PROMPT: Reproduce the data exactly and drop any pictures it holds.

+ + + + +

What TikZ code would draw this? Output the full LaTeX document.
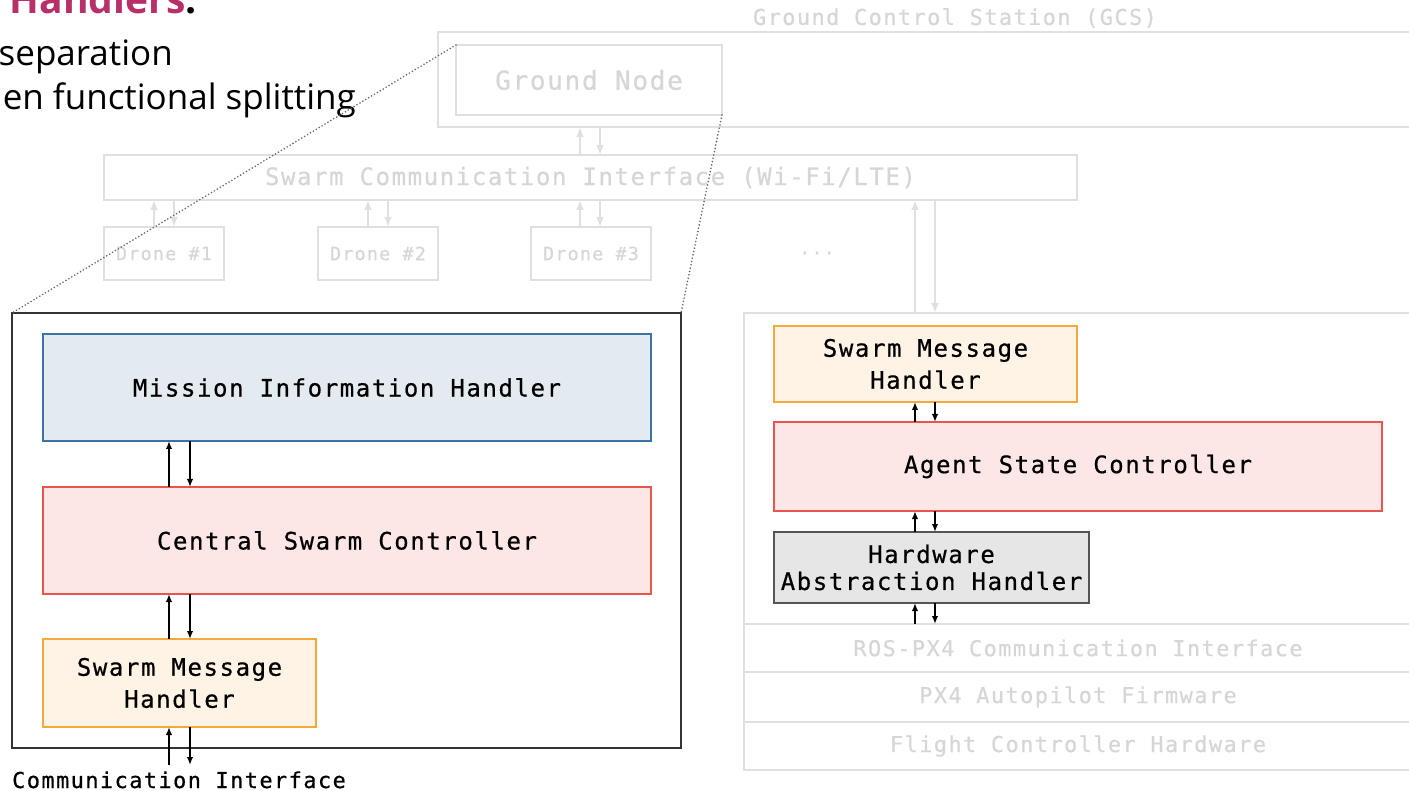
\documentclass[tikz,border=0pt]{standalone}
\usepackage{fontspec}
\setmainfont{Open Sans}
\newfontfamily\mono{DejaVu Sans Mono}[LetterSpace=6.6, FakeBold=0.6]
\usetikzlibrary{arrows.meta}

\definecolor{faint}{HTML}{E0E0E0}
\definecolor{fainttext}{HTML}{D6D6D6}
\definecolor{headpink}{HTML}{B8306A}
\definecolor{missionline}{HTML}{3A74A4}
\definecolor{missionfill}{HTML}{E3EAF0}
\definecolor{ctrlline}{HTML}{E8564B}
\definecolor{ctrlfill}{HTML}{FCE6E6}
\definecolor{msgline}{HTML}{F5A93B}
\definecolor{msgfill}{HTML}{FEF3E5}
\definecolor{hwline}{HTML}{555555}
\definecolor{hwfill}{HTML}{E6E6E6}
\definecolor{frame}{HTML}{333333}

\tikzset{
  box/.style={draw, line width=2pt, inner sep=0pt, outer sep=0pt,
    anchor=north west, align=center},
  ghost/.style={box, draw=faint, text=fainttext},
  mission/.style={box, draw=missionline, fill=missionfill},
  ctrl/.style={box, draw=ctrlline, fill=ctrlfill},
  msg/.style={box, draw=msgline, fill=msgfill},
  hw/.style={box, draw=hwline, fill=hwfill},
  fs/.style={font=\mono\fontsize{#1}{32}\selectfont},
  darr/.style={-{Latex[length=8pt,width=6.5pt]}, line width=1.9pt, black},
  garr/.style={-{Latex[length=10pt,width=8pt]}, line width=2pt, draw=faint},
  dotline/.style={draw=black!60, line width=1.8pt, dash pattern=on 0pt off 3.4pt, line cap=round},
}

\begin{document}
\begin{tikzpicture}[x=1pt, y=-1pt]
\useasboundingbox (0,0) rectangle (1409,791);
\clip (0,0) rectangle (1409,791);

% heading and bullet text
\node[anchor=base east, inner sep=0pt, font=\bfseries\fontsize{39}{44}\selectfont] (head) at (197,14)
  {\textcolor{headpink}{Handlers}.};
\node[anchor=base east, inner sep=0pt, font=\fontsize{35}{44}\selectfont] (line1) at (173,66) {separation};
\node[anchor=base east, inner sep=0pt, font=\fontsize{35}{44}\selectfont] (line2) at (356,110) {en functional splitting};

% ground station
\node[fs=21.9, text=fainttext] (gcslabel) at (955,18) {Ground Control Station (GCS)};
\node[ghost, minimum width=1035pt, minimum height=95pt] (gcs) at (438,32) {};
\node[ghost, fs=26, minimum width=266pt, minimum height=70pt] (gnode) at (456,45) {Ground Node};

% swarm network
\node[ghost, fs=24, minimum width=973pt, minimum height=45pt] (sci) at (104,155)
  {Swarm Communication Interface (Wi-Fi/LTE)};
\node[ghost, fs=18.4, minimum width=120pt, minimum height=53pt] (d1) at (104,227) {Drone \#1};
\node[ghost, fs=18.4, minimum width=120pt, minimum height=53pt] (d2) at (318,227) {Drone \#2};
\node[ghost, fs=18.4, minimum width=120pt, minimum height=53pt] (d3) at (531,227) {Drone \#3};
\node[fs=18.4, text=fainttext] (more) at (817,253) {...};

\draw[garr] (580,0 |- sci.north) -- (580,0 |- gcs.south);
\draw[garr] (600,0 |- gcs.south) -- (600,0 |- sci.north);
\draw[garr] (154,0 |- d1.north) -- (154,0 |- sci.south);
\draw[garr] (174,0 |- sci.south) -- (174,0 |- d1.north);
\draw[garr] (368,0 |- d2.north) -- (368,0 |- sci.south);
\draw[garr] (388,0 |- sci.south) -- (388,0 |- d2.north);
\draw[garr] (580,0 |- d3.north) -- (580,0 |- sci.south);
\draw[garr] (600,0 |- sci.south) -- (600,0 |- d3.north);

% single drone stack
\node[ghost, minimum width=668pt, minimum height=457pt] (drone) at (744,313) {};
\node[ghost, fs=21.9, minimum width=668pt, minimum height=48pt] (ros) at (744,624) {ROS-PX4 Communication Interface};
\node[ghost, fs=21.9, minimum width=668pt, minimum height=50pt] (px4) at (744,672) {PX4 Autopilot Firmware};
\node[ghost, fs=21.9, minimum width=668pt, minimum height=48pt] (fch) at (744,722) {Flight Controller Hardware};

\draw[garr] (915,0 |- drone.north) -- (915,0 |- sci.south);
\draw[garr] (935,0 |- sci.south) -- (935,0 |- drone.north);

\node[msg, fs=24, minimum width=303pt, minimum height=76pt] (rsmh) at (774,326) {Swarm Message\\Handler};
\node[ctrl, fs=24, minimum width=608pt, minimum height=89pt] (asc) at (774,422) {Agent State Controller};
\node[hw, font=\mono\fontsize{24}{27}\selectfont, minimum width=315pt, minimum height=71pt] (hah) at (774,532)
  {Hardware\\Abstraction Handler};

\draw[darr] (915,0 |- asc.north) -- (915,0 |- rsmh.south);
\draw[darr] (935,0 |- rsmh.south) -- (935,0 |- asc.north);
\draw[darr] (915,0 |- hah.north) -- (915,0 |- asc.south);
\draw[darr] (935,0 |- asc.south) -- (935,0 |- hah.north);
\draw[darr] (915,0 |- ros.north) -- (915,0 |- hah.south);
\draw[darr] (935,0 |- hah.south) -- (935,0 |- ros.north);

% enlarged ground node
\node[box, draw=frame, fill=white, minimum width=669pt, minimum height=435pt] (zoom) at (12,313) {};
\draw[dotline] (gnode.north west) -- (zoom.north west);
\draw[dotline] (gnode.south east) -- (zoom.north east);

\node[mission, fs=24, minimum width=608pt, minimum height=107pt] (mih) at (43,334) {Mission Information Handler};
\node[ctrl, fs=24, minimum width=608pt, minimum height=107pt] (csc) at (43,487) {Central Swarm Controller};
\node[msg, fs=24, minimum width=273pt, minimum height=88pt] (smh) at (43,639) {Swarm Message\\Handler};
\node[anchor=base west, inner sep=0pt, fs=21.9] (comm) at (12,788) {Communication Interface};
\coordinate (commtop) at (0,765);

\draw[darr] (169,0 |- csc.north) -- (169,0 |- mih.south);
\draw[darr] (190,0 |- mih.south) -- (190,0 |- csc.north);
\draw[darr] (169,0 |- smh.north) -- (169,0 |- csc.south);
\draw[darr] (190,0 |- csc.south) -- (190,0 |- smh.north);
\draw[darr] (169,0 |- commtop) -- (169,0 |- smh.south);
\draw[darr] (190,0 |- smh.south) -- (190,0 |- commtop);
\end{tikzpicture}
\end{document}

+ + + + +

SOLUTION FOR THIS TASK:
What TikZ code would draw this? Output the full LaTeX document.
\documentclass[tikz,border=0pt]{standalone}
\usepackage{fontspec}
\setmainfont{Open Sans}
\newfontfamily\mono{DejaVu Sans Mono}[LetterSpace=6.6, FakeBold=0.6]
\usetikzlibrary{arrows.meta}

\definecolor{faint}{HTML}{E0E0E0}
\definecolor{fainttext}{HTML}{D6D6D6}
\definecolor{headpink}{HTML}{B8306A}
\definecolor{missionline}{HTML}{3A74A4}
\definecolor{missionfill}{HTML}{E3EAF0}
\definecolor{ctrlline}{HTML}{E8564B}
\definecolor{ctrlfill}{HTML}{FCE6E6}
\definecolor{msgline}{HTML}{F5A93B}
\definecolor{msgfill}{HTML}{FEF3E5}
\definecolor{hwline}{HTML}{555555}
\definecolor{hwfill}{HTML}{E6E6E6}
\definecolor{frame}{HTML}{333333}

\tikzset{
  box/.style={draw, line width=2pt, inner sep=0pt, outer sep=0pt,
    anchor=north west, align=center},
  ghost/.style={box, draw=faint, text=fainttext},
  mission/.style={box, draw=missionline, fill=missionfill},
  ctrl/.style={box, draw=ctrlline, fill=ctrlfill},
  msg/.style={box, draw=msgline, fill=msgfill},
  hw/.style={box, draw=hwline, fill=hwfill},
  fs/.style={font=\mono\fontsize{#1}{32}\selectfont},
  darr/.style={-{Latex[length=8pt,width=6.5pt]}, line width=1.9pt, black},
  garr/.style={-{Latex[length=10pt,width=8pt]}, line width=2pt, draw=faint},
  dotline/.style={draw=black!60, line width=1.8pt, dash pattern=on 0pt off 3.4pt, line cap=round},
}

\begin{document}
\begin{tikzpicture}[x=1pt, y=-1pt]
\useasboundingbox (0,0) rectangle (1409,791);
\clip (0,0) rectangle (1409,791);

% heading and bullet text
\node[anchor=base east, inner sep=0pt, font=\bfseries\fontsize{39}{44}\selectfont] (head) at (197,14)
  {\textcolor{headpink}{Handlers}.};
\node[anchor=base east, inner sep=0pt, font=\fontsize{35}{44}\selectfont] (line1) at (173,66) {separation};
\node[anchor=base east, inner sep=0pt, font=\fontsize{35}{44}\selectfont] (line2) at (356,110) {en functional splitting};

% ground station
\node[fs=21.9, text=fainttext] (gcslabel) at (955,18) {Ground Control Station (GCS)};
\node[ghost, minimum width=1035pt, minimum height=95pt] (gcs) at (438,32) {};
\node[ghost, fs=26, minimum width=266pt, minimum height=70pt] (gnode) at (456,45) {Ground Node};

% swarm network
\node[ghost, fs=24, minimum width=973pt, minimum height=45pt] (sci) at (104,155)
  {Swarm Communication Interface (Wi-Fi/LTE)};
\node[ghost, fs=18.4, minimum width=120pt, minimum height=53pt] (d1) at (104,227) {Drone \#1};
\node[ghost, fs=18.4, minimum width=120pt, minimum height=53pt] (d2) at (318,227) {Drone \#2};
\node[ghost, fs=18.4, minimum width=120pt, minimum height=53pt] (d3) at (531,227) {Drone \#3};
\node[fs=18.4, text=fainttext] (more) at (817,253) {...};

\draw[garr] (580,0 |- sci.north) -- (580,0 |- gcs.south);
\draw[garr] (600,0 |- gcs.south) -- (600,0 |- sci.north);
\draw[garr] (154,0 |- d1.north) -- (154,0 |- sci.south);
\draw[garr] (174,0 |- sci.south) -- (174,0 |- d1.north);
\draw[garr] (368,0 |- d2.north) -- (368,0 |- sci.south);
\draw[garr] (388,0 |- sci.south) -- (388,0 |- d2.north);
\draw[garr] (580,0 |- d3.north) -- (580,0 |- sci.south);
\draw[garr] (600,0 |- sci.south) -- (600,0 |- d3.north);

% single drone stack
\node[ghost, minimum width=668pt, minimum height=457pt] (drone) at (744,313) {};
\node[ghost, fs=21.9, minimum width=668pt, minimum height=48pt] (ros) at (744,624) {ROS-PX4 Communication Interface};
\node[ghost, fs=21.9, minimum width=668pt, minimum height=50pt] (px4) at (744,672) {PX4 Autopilot Firmware};
\node[ghost, fs=21.9, minimum width=668pt, minimum height=48pt] (fch) at (744,722) {Flight Controller Hardware};

\draw[garr] (915,0 |- drone.north) -- (915,0 |- sci.south);
\draw[garr] (935,0 |- sci.south) -- (935,0 |- drone.north);

\node[msg, fs=24, minimum width=303pt, minimum height=76pt] (rsmh) at (774,326) {Swarm Message\\Handler};
\node[ctrl, fs=24, minimum width=608pt, minimum height=89pt] (asc) at (774,422) {Agent State Controller};
\node[hw, font=\mono\fontsize{24}{27}\selectfont, minimum width=315pt, minimum height=71pt] (hah) at (774,532)
  {Hardware\\Abstraction Handler};

\draw[darr] (915,0 |- asc.north) -- (915,0 |- rsmh.south);
\draw[darr] (935,0 |- rsmh.south) -- (935,0 |- asc.north);
\draw[darr] (915,0 |- hah.north) -- (915,0 |- asc.south);
\draw[darr] (935,0 |- asc.south) -- (935,0 |- hah.north);
\draw[darr] (915,0 |- ros.north) -- (915,0 |- hah.south);
\draw[darr] (935,0 |- hah.south) -- (935,0 |- ros.north);

% enlarged ground node
\node[box, draw=frame, fill=white, minimum width=669pt, minimum height=435pt] (zoom) at (12,313) {};
\draw[dotline] (gnode.north west) -- (zoom.north west);
\draw[dotline] (gnode.south east) -- (zoom.north east);

\node[mission, fs=24, minimum width=608pt, minimum height=107pt] (mih) at (43,334) {Mission Information Handler};
\node[ctrl, fs=24, minimum width=608pt, minimum height=107pt] (csc) at (43,487) {Central Swarm Controller};
\node[msg, fs=24, minimum width=273pt, minimum height=88pt] (smh) at (43,639) {Swarm Message\\Handler};
\node[anchor=base west, inner sep=0pt, fs=21.9] (comm) at (12,788) {Communication Interface};
\coordinate (commtop) at (0,765);

\draw[darr] (169,0 |- csc.north) -- (169,0 |- mih.south);
\draw[darr] (190,0 |- mih.south) -- (190,0 |- csc.north);
\draw[darr] (169,0 |- smh.north) -- (169,0 |- csc.south);
\draw[darr] (190,0 |- csc.south) -- (190,0 |- smh.north);
\draw[darr] (169,0 |- commtop) -- (169,0 |- smh.south);
\draw[darr] (190,0 |- smh.south) -- (190,0 |- commtop);
\end{tikzpicture}
\end{document}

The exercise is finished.